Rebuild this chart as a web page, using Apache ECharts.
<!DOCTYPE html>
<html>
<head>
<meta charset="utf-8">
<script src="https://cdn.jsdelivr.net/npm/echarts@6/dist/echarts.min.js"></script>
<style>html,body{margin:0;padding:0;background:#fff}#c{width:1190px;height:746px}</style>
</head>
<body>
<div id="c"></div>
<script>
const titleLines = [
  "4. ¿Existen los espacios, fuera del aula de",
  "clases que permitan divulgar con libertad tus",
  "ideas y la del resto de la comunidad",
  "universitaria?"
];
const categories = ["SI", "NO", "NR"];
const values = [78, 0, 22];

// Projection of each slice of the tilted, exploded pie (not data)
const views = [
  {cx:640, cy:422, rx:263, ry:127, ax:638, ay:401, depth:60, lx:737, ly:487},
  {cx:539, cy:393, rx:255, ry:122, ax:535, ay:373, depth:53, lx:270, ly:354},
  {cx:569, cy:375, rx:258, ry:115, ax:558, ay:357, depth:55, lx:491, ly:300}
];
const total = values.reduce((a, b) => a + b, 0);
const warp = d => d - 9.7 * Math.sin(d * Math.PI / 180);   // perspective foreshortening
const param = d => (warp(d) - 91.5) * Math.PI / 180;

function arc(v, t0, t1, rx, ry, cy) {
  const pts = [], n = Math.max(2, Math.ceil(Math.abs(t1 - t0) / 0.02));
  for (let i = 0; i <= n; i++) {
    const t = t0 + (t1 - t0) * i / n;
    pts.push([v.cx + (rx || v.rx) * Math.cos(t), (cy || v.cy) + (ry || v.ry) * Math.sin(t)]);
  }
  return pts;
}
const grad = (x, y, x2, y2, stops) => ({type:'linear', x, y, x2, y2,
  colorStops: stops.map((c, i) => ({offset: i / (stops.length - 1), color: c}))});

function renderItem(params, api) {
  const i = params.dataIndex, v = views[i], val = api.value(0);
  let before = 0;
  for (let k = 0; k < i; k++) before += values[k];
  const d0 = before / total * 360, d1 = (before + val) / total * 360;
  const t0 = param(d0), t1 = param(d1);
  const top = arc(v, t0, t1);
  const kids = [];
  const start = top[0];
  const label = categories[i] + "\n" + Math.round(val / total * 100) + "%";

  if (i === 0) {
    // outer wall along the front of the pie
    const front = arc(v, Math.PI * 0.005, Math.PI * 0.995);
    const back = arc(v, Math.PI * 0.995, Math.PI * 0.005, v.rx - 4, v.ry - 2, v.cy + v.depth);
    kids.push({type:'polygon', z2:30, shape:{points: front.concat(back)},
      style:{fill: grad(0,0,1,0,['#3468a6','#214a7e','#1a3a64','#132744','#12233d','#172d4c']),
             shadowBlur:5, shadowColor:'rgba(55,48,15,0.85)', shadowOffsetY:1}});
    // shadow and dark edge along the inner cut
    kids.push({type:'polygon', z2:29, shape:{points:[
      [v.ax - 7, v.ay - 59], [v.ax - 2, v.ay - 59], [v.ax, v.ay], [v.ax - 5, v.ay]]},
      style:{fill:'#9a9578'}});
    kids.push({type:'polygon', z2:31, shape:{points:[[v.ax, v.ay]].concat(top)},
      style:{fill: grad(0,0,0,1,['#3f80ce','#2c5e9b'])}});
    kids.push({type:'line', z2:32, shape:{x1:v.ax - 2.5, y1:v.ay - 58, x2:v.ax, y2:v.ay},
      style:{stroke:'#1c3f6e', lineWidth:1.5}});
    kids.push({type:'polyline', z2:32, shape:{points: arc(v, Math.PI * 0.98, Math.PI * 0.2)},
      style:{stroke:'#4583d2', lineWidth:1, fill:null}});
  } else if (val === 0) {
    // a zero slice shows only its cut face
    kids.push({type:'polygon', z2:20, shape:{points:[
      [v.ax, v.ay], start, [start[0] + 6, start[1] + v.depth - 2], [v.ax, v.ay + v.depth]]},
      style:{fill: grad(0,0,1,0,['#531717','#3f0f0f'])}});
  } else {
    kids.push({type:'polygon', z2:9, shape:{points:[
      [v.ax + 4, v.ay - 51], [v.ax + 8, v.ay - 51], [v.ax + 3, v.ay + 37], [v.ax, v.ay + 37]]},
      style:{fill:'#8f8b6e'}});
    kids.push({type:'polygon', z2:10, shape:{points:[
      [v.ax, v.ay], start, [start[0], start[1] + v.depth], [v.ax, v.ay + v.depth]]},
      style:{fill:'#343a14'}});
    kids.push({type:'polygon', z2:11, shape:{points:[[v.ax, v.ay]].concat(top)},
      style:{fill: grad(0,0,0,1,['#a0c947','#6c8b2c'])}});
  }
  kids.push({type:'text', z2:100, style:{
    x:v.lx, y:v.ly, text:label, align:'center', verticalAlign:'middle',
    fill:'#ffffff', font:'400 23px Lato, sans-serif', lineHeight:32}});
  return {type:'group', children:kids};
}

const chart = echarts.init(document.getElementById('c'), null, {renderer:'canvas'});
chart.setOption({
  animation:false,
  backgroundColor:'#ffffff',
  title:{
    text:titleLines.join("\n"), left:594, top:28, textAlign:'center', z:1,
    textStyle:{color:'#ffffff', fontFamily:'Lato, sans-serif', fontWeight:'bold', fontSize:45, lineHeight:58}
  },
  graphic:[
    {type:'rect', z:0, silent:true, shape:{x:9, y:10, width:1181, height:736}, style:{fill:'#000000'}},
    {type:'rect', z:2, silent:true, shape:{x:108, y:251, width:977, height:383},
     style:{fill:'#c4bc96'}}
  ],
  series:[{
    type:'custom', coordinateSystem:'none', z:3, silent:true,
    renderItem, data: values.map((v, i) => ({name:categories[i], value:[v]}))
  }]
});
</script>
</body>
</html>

- **WHAT YOU NEED TO DO**
Each line of the listing should be echoed back exactly.

- **RESULT**
Rebuild this chart as a web page, using Apache ECharts.
<!DOCTYPE html>
<html>
<head>
<meta charset="utf-8">
<script src="https://cdn.jsdelivr.net/npm/echarts@6/dist/echarts.min.js"></script>
<style>html,body{margin:0;padding:0;background:#fff}#c{width:1190px;height:746px}</style>
</head>
<body>
<div id="c"></div>
<script>
const titleLines = [
  "4. ¿Existen los espacios, fuera del aula de",
  "clases que permitan divulgar con libertad tus",
  "ideas y la del resto de la comunidad",
  "universitaria?"
];
const categories = ["SI", "NO", "NR"];
const values = [78, 0, 22];

// Projection of each slice of the tilted, exploded pie (not data)
const views = [
  {cx:640, cy:422, rx:263, ry:127, ax:638, ay:401, depth:60, lx:737, ly:487},
  {cx:539, cy:393, rx:255, ry:122, ax:535, ay:373, depth:53, lx:270, ly:354},
  {cx:569, cy:375, rx:258, ry:115, ax:558, ay:357, depth:55, lx:491, ly:300}
];
const total = values.reduce((a, b) => a + b, 0);
const warp = d => d - 9.7 * Math.sin(d * Math.PI / 180);   // perspective foreshortening
const param = d => (warp(d) - 91.5) * Math.PI / 180;

function arc(v, t0, t1, rx, ry, cy) {
  const pts = [], n = Math.max(2, Math.ceil(Math.abs(t1 - t0) / 0.02));
  for (let i = 0; i <= n; i++) {
    const t = t0 + (t1 - t0) * i / n;
    pts.push([v.cx + (rx || v.rx) * Math.cos(t), (cy || v.cy) + (ry || v.ry) * Math.sin(t)]);
  }
  return pts;
}
const grad = (x, y, x2, y2, stops) => ({type:'linear', x, y, x2, y2,
  colorStops: stops.map((c, i) => ({offset: i / (stops.length - 1), color: c}))});

function renderItem(params, api) {
  const i = params.dataIndex, v = views[i], val = api.value(0);
  let before = 0;
  for (let k = 0; k < i; k++) before += values[k];
  const d0 = before / total * 360, d1 = (before + val) / total * 360;
  const t0 = param(d0), t1 = param(d1);
  const top = arc(v, t0, t1);
  const kids = [];
  const start = top[0];
  const label = categories[i] + "\n" + Math.round(val / total * 100) + "%";

  if (i === 0) {
    // outer wall along the front of the pie
    const front = arc(v, Math.PI * 0.005, Math.PI * 0.995);
    const back = arc(v, Math.PI * 0.995, Math.PI * 0.005, v.rx - 4, v.ry - 2, v.cy + v.depth);
    kids.push({type:'polygon', z2:30, shape:{points: front.concat(back)},
      style:{fill: grad(0,0,1,0,['#3468a6','#214a7e','#1a3a64','#132744','#12233d','#172d4c']),
             shadowBlur:5, shadowColor:'rgba(55,48,15,0.85)', shadowOffsetY:1}});
    // shadow and dark edge along the inner cut
    kids.push({type:'polygon', z2:29, shape:{points:[
      [v.ax - 7, v.ay - 59], [v.ax - 2, v.ay - 59], [v.ax, v.ay], [v.ax - 5, v.ay]]},
      style:{fill:'#9a9578'}});
    kids.push({type:'polygon', z2:31, shape:{points:[[v.ax, v.ay]].concat(top)},
      style:{fill: grad(0,0,0,1,['#3f80ce','#2c5e9b'])}});
    kids.push({type:'line', z2:32, shape:{x1:v.ax - 2.5, y1:v.ay - 58, x2:v.ax, y2:v.ay},
      style:{stroke:'#1c3f6e', lineWidth:1.5}});
    kids.push({type:'polyline', z2:32, shape:{points: arc(v, Math.PI * 0.98, Math.PI * 0.2)},
      style:{stroke:'#4583d2', lineWidth:1, fill:null}});
  } else if (val === 0) {
    // a zero slice shows only its cut face
    kids.push({type:'polygon', z2:20, shape:{points:[
      [v.ax, v.ay], start, [start[0] + 6, start[1] + v.depth - 2], [v.ax, v.ay + v.depth]]},
      style:{fill: grad(0,0,1,0,['#531717','#3f0f0f'])}});
  } else {
    kids.push({type:'polygon', z2:9, shape:{points:[
      [v.ax + 4, v.ay - 51], [v.ax + 8, v.ay - 51], [v.ax + 3, v.ay + 37], [v.ax, v.ay + 37]]},
      style:{fill:'#8f8b6e'}});
    kids.push({type:'polygon', z2:10, shape:{points:[
      [v.ax, v.ay], start, [start[0], start[1] + v.depth], [v.ax, v.ay + v.depth]]},
      style:{fill:'#343a14'}});
    kids.push({type:'polygon', z2:11, shape:{points:[[v.ax, v.ay]].concat(top)},
      style:{fill: grad(0,0,0,1,['#a0c947','#6c8b2c'])}});
  }
  kids.push({type:'text', z2:100, style:{
    x:v.lx, y:v.ly, text:label, align:'center', verticalAlign:'middle',
    fill:'#ffffff', font:'400 23px Lato, sans-serif', lineHeight:32}});
  return {type:'group', children:kids};
}

const chart = echarts.init(document.getElementById('c'), null, {renderer:'canvas'});
chart.setOption({
  animation:false,
  backgroundColor:'#ffffff',
  title:{
    text:titleLines.join("\n"), left:594, top:28, textAlign:'center', z:1,
    textStyle:{color:'#ffffff', fontFamily:'Lato, sans-serif', fontWeight:'bold', fontSize:45, lineHeight:58}
  },
  graphic:[
    {type:'rect', z:0, silent:true, shape:{x:9, y:10, width:1181, height:736}, style:{fill:'#000000'}},
    {type:'rect', z:2, silent:true, shape:{x:108, y:251, width:977, height:383},
     style:{fill:'#c4bc96'}}
  ],
  series:[{
    type:'custom', coordinateSystem:'none', z:3, silent:true,
    renderItem, data: values.map((v, i) => ({name:categories[i], value:[v]}))
  }]
});
</script>
</body>
</html>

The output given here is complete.